Cross-hatching (diagonal lines) fills the areas where the cutting plane passes through solid material, making it easy to distinguish cut surfaces from open spaces.
Title Blocks and Drawing Organization
Every engineering drawing includes a title block, usually in the lower right corner, that acts as a label for the entire document. The mandatory information includes the drawing number, the part name or description, the company or organization name, the scale of the drawing, general notes on tolerances and surface finishes, and the drafter’s name and approval signatures. If most features on a drawing aren’t drawn to scale, the abbreviation NTS (not to scale) appears in the scale field.
Drawings also carry revision tables that track every change made after the original release. Each revision entry includes a symbol, the location on the drawing where the change was made, a brief description, the date, and who approved it. This revision history is critical in manufacturing because building from an outdated drawing can mean scrapping expensive parts or, worse, creating safety hazards.
Industry Standards That Govern Drawings
Engineering graphics isn’t freestyle. Two major standards systems ensure that drawings are consistent and universally readable. In North America, the ASME Y14 series (published by the American Society of Mechanical Engineers) governs everything from line conventions to dimensioning practices.
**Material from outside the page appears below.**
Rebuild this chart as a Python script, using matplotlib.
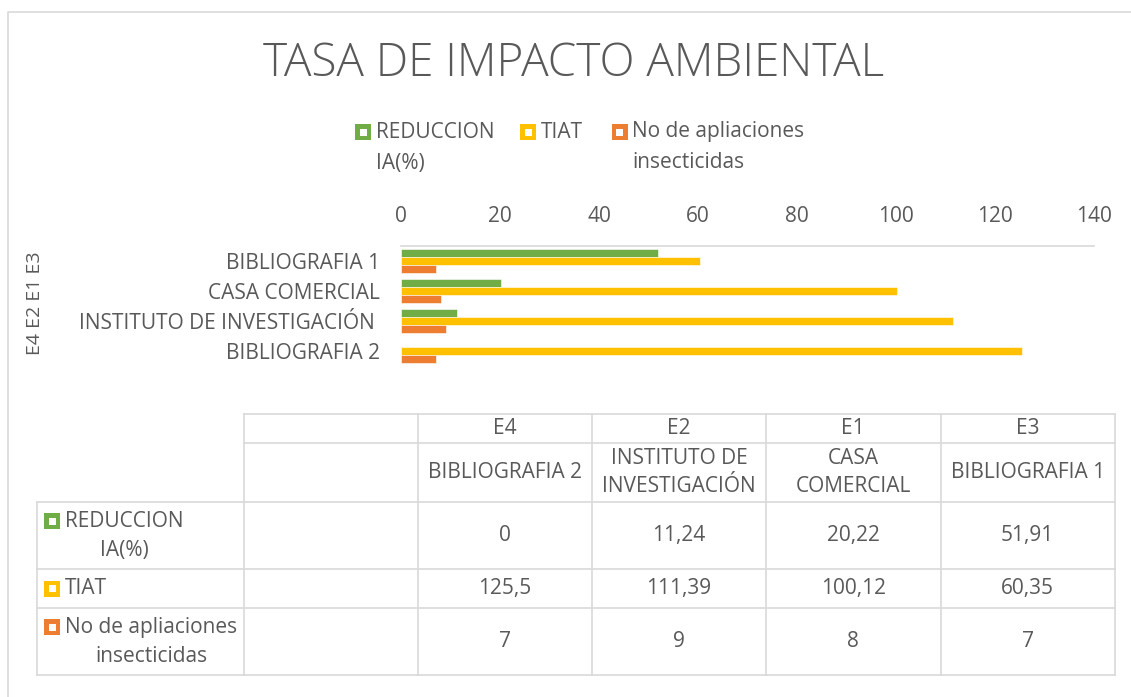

The Y14.5 standard specifically covers GD&T and is considered the authoritative guideline for the design language used on engineering drawings and digital models. Internationally, ISO standards serve a similar role and are more common in Europe and Asia. The two systems differ in some conventions (like which angle of projection is used for multiview drawings), so knowing which standard applies to a given project matters.
CAD Software and Modern Practice
While the principles of engineering graphics were developed for hand drafting on paper, nearly all professional work today happens in Computer-Aided Design (CAD) software. AutoCAD remains one of the most widely used tools for 2D drafting and general-purpose design. For 3D mechanical design, SolidWorks and Creo are industry standards, letting engineers build solid models and then automatically generate orthographic views and dimensions from them. CATIA and Siemens NX handle complex assemblies in aerospace and automotive work. In architecture and civil engineering, Revit and MicroStation dominate, with both supporting Building Information Modeling (BIM) workflows. Cloud-based tools like Onshape have also gained traction for collaborative mechanical design.
Regardless of which software you use, the underlying principles are the same ones taught in a first-year engineering graphics course: orthographic projection, proper dimensioning, standard line conventions, and clear communication of design intent. The software automates the drafting mechanics, but understanding what makes a drawing correct and complete is still a human skill. A 3D model that can’t be translated into a clear, manufacturable drawing is ultimately useless on a shop floor.